Troublingly, he’s shot 70.4% from the foul line over the past four seasons after hitting 82.3% of his free throws for the first nine years of his NBA career.
Evaluation of this trade will not come in November, or January, or March, regardless of box scores, transition alley-oops, or triple-doubles. For the Lakers, there is one ring to rule them all, and what happens in the regular season will all be an appetizer for the playoffs.
On the flip side, Westbrook’s regular season impact is a guarantee, efficiency stats aside. On a game-to-game basis, he’ll produce more than the supporting pieces the Lakers sent to D.C. For AD and especially LeBron, the idea of having an inspiring and indefatigable teammate like Westbrook to carry the load — emotionally, physically, and ball-handling-wise — will pay dividends. How valuable? Remains to be seen.

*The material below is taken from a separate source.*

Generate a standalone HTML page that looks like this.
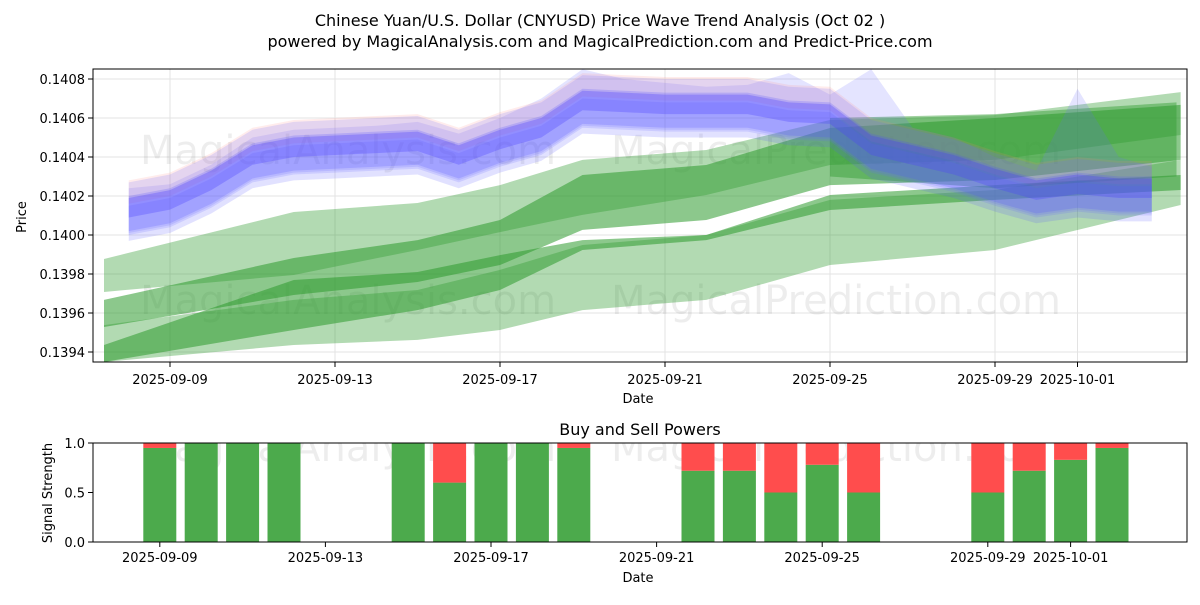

At the very least, Russ is a super-charged Dennis Schroder — equally mediocre beyond the arc but more impactful by sheer force of will, even if every defensive slide isn’t as on point.
One thing is for certain: We’ll learn a lot more about the efficacy of this trade next week … and then again in May.
Like it or not: the stars always end up in Hollywood.